Sonra Servet ile ilgili esasen üzücü bir gelişme yaşandı. Servet birden bir buçuk sezon öncesine yakın bir performansla oynamaya başladı. Yeniden iyi oynuyordu ve iyi oynamasının bir sebebi vardı; İnsua transferi. Takıma yabancı bir sol bek katılınca tek bir türk stopere yer kalıyordu ve Rijkaard'ın Servet'in yerine Hakan Balta'yı tercih edeceği bir sır değildi. Servet ancak böyle bir motivasyon kaynağı oluştuktan sonra iyi oynamaya başladı. Bir diğer milli stoper olan Gökhan Zan'ın as takımla idmana çıkması, Servet'in yerinde denenmek istemesi bardağı taşırdı. Rijkaard'ı istemeyen ve hedef alan Servet, dört galibiyet ve sakatların iyileşmesi sonrasında kralı hedef alan kişinin ıskalaması halinde neler yaşayabileceğini deneyimlemiş oldu.
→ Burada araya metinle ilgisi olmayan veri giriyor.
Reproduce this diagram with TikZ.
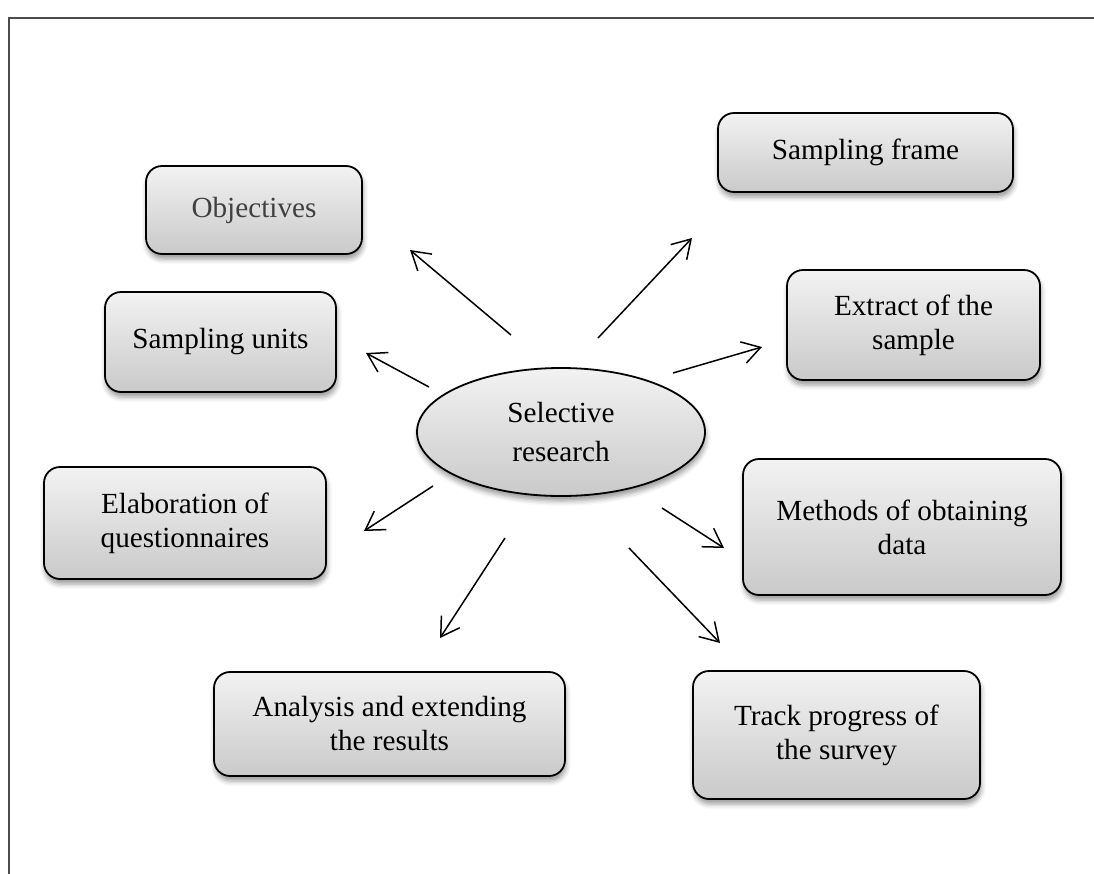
\documentclass[tikz,border=0pt]{standalone}
\usepackage{fontspec}
\setmainfont{Liberation Serif}
\usetikzlibrary{arrows.meta,shapes}
\usetikzlibrary{shadows.blur}
\tikzset{
    stage/.style={draw=black, line width=0.9pt, rounded corners=8pt,
        top color=gray!10, bottom color=gray!42, align=center, inner sep=0pt,
        blur shadow={shadow xshift=0.5pt, shadow yshift=-2.5pt,
            shadow opacity=40, shadow blur radius=2.5pt}},
    hub/.style={ellipse, draw=black, line width=0.9pt,
        top color=gray!10, bottom color=gray!42, align=center, inner sep=0pt,
        blur shadow={shadow xshift=0.5pt, shadow yshift=-2.5pt,
            shadow opacity=40, shadow blur radius=2.5pt}},
    spoke/.style={draw=black, line width=0.75pt,
        -{Straight Barb[length=9pt,width=11pt]}},
    border/.style={draw=black!70, line width=1pt},
}

\begin{document}
\begin{tikzpicture}[x=50pt, y=-50pt, font=\fontsize{14.6pt}{17pt}\selectfont]
\useasboundingbox (0,0) rectangle (10.94,8.74);
%FRAME
\coordinate (fr1) at (10.94,0.18);
\coordinate (fr2) at (0.09,0.18);
\coordinate (fr3) at (0.09,8.74);
\draw [border] (fr1) -- (fr2) -- (fr3);

%CENTRE
\node [hub, minimum width=144pt, minimum height=64pt] (sel) at (5.61,4.32) {Selective\\[2.5pt]research};

%LEFT SIDE
\node [stage, minimum width=108pt, minimum height=44pt, text=black!75] (obj) at (2.54,2.10) {Objectives};
\node [stage, minimum width=115.5pt, minimum height=50pt] (units) at (2.205,3.42) {Sampling units};
\node [stage, minimum width=141pt, minimum height=56pt] (elab) at (1.85,5.23) {Elaboration of\\questionnaires};
\node [stage, minimum width=175.5pt, minimum height=52pt] (anal) at (3.895,7.24) {Analysis and extending\\the results};

%RIGHT SIDE
\node [stage, minimum width=147.5pt, minimum height=39.5pt] (frame) at (8.655,1.525) {Sampling frame};
\node [stage, minimum width=126.5pt, minimum height=55pt] (extr) at (9.135,3.25) {Extract of the\\sample};
\node [stage, minimum width=159pt, minimum height=68pt] (meth) at (9.02,5.27) {Methods of obtaining\\data};
\node [stage, minimum width=143.5pt, minimum height=64pt] (track) at (8.365,7.35) {Track progress of\\the survey};

%ARROWS
\coordinate (obj-a) at (5.11,3.35);
\coordinate (obj-b) at (4.10,2.50);
\draw [spoke] (obj-a) -- (obj-b);
\coordinate (units-a) at (4.29,3.87);
\coordinate (units-b) at (3.66,3.53);
\draw [spoke] (units-a) -- (units-b);
\coordinate (elab-a) at (4.33,4.86);
\coordinate (elab-b) at (3.64,5.31);
\draw [spoke] (elab-a) -- (elab-b);
\coordinate (anal-a) at (5.05,5.38);
\coordinate (anal-b) at (4.40,6.38);
\draw [spoke] (anal-a) -- (anal-b);
\coordinate (frame-a) at (5.98,3.38);
\coordinate (frame-b) at (6.92,2.38);
\draw [spoke] (frame-a) -- (frame-b);
\coordinate (extr-a) at (6.73,3.73);
\coordinate (extr-b) at (7.62,3.47);
\draw [spoke] (extr-a) -- (extr-b);
\coordinate (meth-a) at (6.62,5.08);
\coordinate (meth-b) at (7.24,5.48);
\draw [spoke] (meth-a) -- (meth-b);
\coordinate (track-a) at (6.29,5.48);
\coordinate (track-b) at (7.20,6.43);
\draw [spoke] (track-a) -- (track-b);
\end{tikzpicture}
\end{document}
Yedek kalmayı kabullenmemesi değildi mesele, başına gelecekleri bildiği için idmanda tartışmayı göze aldı. Servet, bir buçuk senedir sadece İnsua transferinden sonra iyi oynamaya yaklaşan bir oyuncu ve saha dışında hocası aleyhinde demeç verip idman sahasında kararlarını sorguluyor. Kadro dışı olması normal ve sürecin bir parçasıdır.